Currently, XWPFWordExtractor.getText() is not reading text from Cover Page, Table Of Contents or Bibliography parts of the docx file. Are there any plans to add the support for extracting the text from these parts? If so then, will it be in next release? OR Is there any other API available to do so?
Apache Tika might be a better bet - it uses Apache POI internally but pulls out a richer set of text and styling Otherwise, please submit a patch to enhance XWPFWordExtractor if it isn't doing everything required!
Vladimir Glina just submitted test docs over on TIKA-1317. This issue is related to POI-54849, which got most SDTs but apparently didn't capture this case. I'll try to fix this soon.

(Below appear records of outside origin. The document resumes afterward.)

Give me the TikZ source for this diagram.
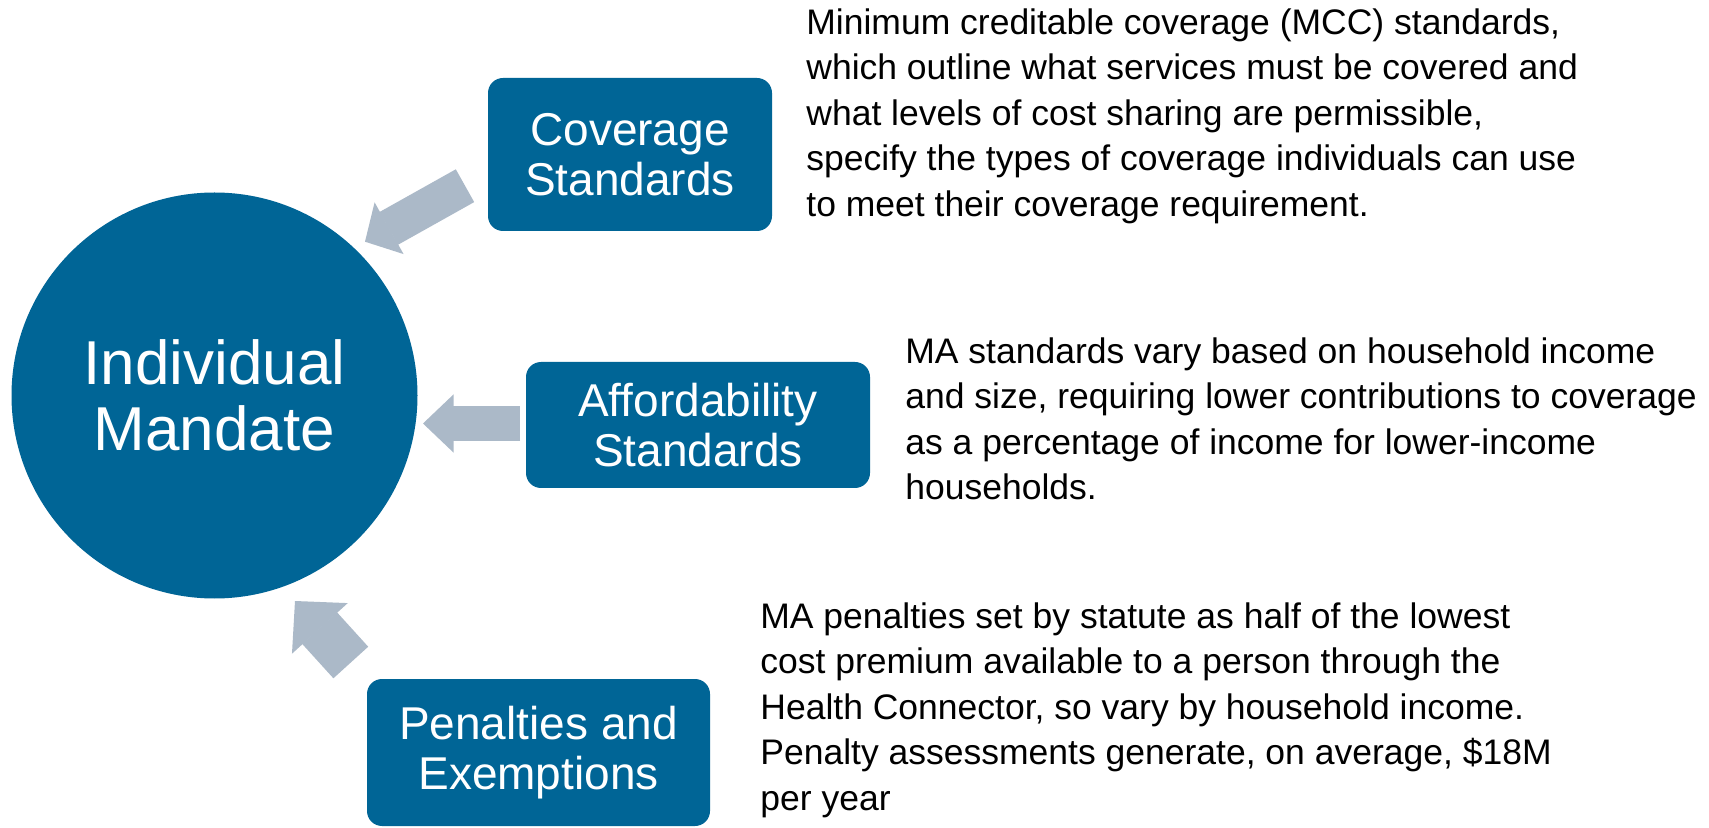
\documentclass[tikz,border=0pt]{standalone}
\usepackage{fontspec}
\setmainfont{Liberation Sans}
\usetikzlibrary{arrows.meta}
\definecolor{mainblue}{RGB}{0,101,150}
\definecolor{arrowgray}{RGB}{171,185,200}
\begin{document}
\begin{tikzpicture}[x=0.5pt,y=-0.5pt,
  blockbox/.style={fill=mainblue, rounded corners=7.5pt, text=white, align=center,
    font=\fontsize{23pt}{25pt}\selectfont, inner sep=0pt},
  desc/.style={anchor=north west, inner sep=0pt, align=left,
    font=\fontsize{17.75pt}{22.75pt}\selectfont, text=black},
  bigarrow/.style n args={3}{draw=arrowgray, line width=#1,
    -{Triangle[width=#2, length=#3, line width=0.8pt]}}
]
\useasboundingbox[fill=white] (0,0) rectangle (1709,828);

% central circle
\node[circle, fill=mainblue, minimum size=203pt, inner sep=0pt, text=white, align=center,
  font=\fontsize{31pt}{33.25pt}\selectfont] (im) at (214.5,395.5) {Individual\\Mandate};

% boxes
\node[blockbox, minimum width=142pt, minimum height=76.5pt] (cs) at (630,154.5) {Coverage\\Standards};
\node[blockbox, minimum width=172pt, minimum height=63pt] (as) at (698,425) {Affordability\\Standards};
\node[blockbox, minimum width=171.5pt, minimum height=73.5pt] (pe) at (538.5,752.5) {Penalties and\\Exemptions};

% arrow end points
\coordinate (a1s) at (465,185.7);
\coordinate (a1e) at (365,241.7);
\coordinate (a2s) at (520,423.5);
\coordinate (a2e) at (423,423.5);
\coordinate (a3s) at (350.8,662.5);
\coordinate (a3e) at (295,601);

\draw[bigarrow={18.8pt}{29.5pt}{13.8pt}] (a1s) -- (a1e);
\draw[bigarrow={17.5pt}{29pt}{15.3pt}] (a2s) -- (a2e);
\draw[bigarrow={23.5pt}{37.5pt}{18.5pt}] (a3s) -- (a3e);

% descriptions
\node[desc] (d1) at (806,8) {Minimum creditable coverage (MCC) standards,\\
which outline what services must be covered and\\
what levels of cost sharing are permissible,\\
specify the types of coverage individuals can use\\
to meet their coverage requirement.};

\node[desc] (d2) at (905,337) {MA standards vary based on household income\\
and size, requiring lower contributions to coverage\\
as a percentage of income for lower-income\\
households.};

\node[desc] (d3) at (760,602) {MA penalties set by statute as half of the lowest\\
cost premium available to a person through the\\
Health Connector, so vary by household income.\\
Penalty assessments generate, on average, \$18M\\
per year};
\end{tikzpicture}
\end{document}
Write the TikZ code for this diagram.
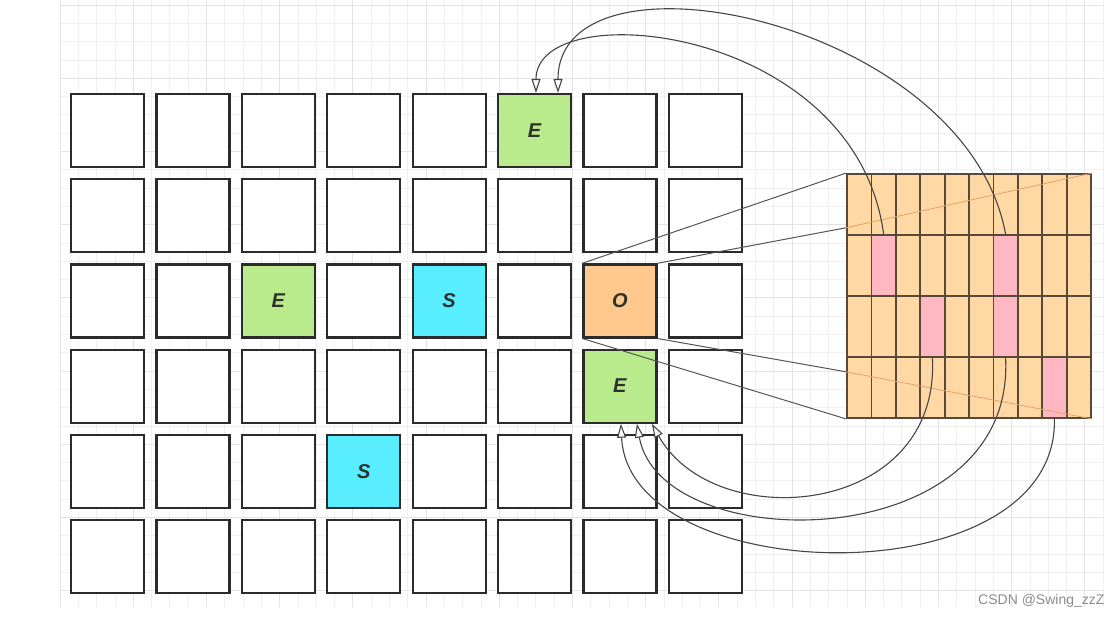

Created attachment 31704 [details] rough draft of patch Rough draft of patch attached. I need to clean up a few things before I commit (end of the week?). All feedback welcome. Thank you!
At first glance the patch looks promising Any chance you could also look at updating appendTableText in XWPFWordExtractor with similar logic to in your updated unit test?
Thank you, Nick! There's a slight difference between the test's extractSDTs and the way that XWPFDocumentExtractor works. The general goal is to return all text recursively from an XWPFSDTCell's content object; this is what the extractor calls. The test recursively goes through all objects to gather the SDTs, so that we can test numbers of SDTs and text within them.
Fixed r1602960. Thank you, Vikas, for submitting this issue. Thank you, Vladimir, for submitting test docs on TIKA-1317. Thank you, Nick, for your review.